Work instructions: An exact copy of all the data is required, with pictures left out.

Data section:

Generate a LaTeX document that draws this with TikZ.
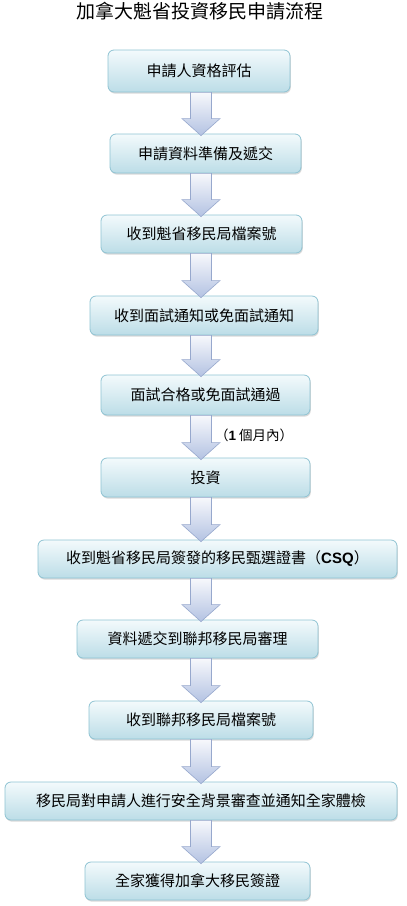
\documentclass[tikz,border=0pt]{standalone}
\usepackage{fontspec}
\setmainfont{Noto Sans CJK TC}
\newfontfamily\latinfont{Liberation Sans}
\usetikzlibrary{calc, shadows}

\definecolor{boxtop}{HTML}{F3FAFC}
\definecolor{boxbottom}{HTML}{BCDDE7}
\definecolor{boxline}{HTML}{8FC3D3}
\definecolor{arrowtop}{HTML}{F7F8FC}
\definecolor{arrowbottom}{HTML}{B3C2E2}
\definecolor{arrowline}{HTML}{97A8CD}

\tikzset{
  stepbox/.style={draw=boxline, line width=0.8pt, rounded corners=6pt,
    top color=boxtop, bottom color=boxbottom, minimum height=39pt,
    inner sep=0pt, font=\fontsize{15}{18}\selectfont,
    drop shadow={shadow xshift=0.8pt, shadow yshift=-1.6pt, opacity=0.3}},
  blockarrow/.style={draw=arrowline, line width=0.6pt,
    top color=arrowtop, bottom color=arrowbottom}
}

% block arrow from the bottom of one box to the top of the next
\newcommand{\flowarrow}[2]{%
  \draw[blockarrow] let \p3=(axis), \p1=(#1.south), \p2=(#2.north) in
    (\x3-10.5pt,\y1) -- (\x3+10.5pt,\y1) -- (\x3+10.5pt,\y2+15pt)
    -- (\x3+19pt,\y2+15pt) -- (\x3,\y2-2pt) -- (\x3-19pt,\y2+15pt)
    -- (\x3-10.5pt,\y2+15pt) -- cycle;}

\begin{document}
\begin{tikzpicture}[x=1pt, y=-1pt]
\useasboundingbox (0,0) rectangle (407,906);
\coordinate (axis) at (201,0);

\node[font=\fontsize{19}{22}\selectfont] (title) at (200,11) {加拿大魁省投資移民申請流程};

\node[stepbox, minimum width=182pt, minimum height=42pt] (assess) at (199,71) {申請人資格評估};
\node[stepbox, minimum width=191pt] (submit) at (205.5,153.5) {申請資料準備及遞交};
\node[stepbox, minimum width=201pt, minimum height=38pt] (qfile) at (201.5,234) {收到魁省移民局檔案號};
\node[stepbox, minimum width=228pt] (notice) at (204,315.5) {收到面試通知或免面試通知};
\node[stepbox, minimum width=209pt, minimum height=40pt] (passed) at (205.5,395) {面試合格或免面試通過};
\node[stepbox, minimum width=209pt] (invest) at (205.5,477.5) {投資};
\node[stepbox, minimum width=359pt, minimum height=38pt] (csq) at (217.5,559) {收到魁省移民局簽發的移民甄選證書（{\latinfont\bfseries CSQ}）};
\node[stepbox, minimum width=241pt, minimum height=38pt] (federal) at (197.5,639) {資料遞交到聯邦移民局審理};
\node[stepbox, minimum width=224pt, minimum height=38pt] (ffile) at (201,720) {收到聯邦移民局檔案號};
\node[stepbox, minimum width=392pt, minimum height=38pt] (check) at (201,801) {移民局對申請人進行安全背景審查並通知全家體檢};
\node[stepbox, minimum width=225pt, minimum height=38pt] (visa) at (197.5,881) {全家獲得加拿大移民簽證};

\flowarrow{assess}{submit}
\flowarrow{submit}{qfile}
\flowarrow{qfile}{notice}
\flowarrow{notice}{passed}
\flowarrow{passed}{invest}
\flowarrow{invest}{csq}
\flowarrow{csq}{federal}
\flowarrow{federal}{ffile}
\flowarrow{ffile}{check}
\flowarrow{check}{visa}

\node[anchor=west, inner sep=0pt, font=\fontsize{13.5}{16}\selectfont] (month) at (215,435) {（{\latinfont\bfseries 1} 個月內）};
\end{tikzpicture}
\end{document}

Problem solution:
Generate a LaTeX document that draws this with TikZ.
\documentclass[tikz,border=0pt]{standalone}
\usepackage{fontspec}
\setmainfont{Noto Sans CJK TC}
\newfontfamily\latinfont{Liberation Sans}
\usetikzlibrary{calc, shadows}

\definecolor{boxtop}{HTML}{F3FAFC}
\definecolor{boxbottom}{HTML}{BCDDE7}
\definecolor{boxline}{HTML}{8FC3D3}
\definecolor{arrowtop}{HTML}{F7F8FC}
\definecolor{arrowbottom}{HTML}{B3C2E2}
\definecolor{arrowline}{HTML}{97A8CD}

\tikzset{
  stepbox/.style={draw=boxline, line width=0.8pt, rounded corners=6pt,
    top color=boxtop, bottom color=boxbottom, minimum height=39pt,
    inner sep=0pt, font=\fontsize{15}{18}\selectfont,
    drop shadow={shadow xshift=0.8pt, shadow yshift=-1.6pt, opacity=0.3}},
  blockarrow/.style={draw=arrowline, line width=0.6pt,
    top color=arrowtop, bottom color=arrowbottom}
}

% block arrow from the bottom of one box to the top of the next
\newcommand{\flowarrow}[2]{%
  \draw[blockarrow] let \p3=(axis), \p1=(#1.south), \p2=(#2.north) in
    (\x3-10.5pt,\y1) -- (\x3+10.5pt,\y1) -- (\x3+10.5pt,\y2+15pt)
    -- (\x3+19pt,\y2+15pt) -- (\x3,\y2-2pt) -- (\x3-19pt,\y2+15pt)
    -- (\x3-10.5pt,\y2+15pt) -- cycle;}

\begin{document}
\begin{tikzpicture}[x=1pt, y=-1pt]
\useasboundingbox (0,0) rectangle (407,906);
\coordinate (axis) at (201,0);

\node[font=\fontsize{19}{22}\selectfont] (title) at (200,11) {加拿大魁省投資移民申請流程};

\node[stepbox, minimum width=182pt, minimum height=42pt] (assess) at (199,71) {申請人資格評估};
\node[stepbox, minimum width=191pt] (submit) at (205.5,153.5) {申請資料準備及遞交};
\node[stepbox, minimum width=201pt, minimum height=38pt] (qfile) at (201.5,234) {收到魁省移民局檔案號};
\node[stepbox, minimum width=228pt] (notice) at (204,315.5) {收到面試通知或免面試通知};
\node[stepbox, minimum width=209pt, minimum height=40pt] (passed) at (205.5,395) {面試合格或免面試通過};
\node[stepbox, minimum width=209pt] (invest) at (205.5,477.5) {投資};
\node[stepbox, minimum width=359pt, minimum height=38pt] (csq) at (217.5,559) {收到魁省移民局簽發的移民甄選證書（{\latinfont\bfseries CSQ}）};
\node[stepbox, minimum width=241pt, minimum height=38pt] (federal) at (197.5,639) {資料遞交到聯邦移民局審理};
\node[stepbox, minimum width=224pt, minimum height=38pt] (ffile) at (201,720) {收到聯邦移民局檔案號};
\node[stepbox, minimum width=392pt, minimum height=38pt] (check) at (201,801) {移民局對申請人進行安全背景審查並通知全家體檢};
\node[stepbox, minimum width=225pt, minimum height=38pt] (visa) at (197.5,881) {全家獲得加拿大移民簽證};

\flowarrow{assess}{submit}
\flowarrow{submit}{qfile}
\flowarrow{qfile}{notice}
\flowarrow{notice}{passed}
\flowarrow{passed}{invest}
\flowarrow{invest}{csq}
\flowarrow{csq}{federal}
\flowarrow{federal}{ffile}
\flowarrow{ffile}{check}
\flowarrow{check}{visa}

\node[anchor=west, inner sep=0pt, font=\fontsize{13.5}{16}\selectfont] (month) at (215,435) {（{\latinfont\bfseries 1} 個月內）};
\end{tikzpicture}
\end{document}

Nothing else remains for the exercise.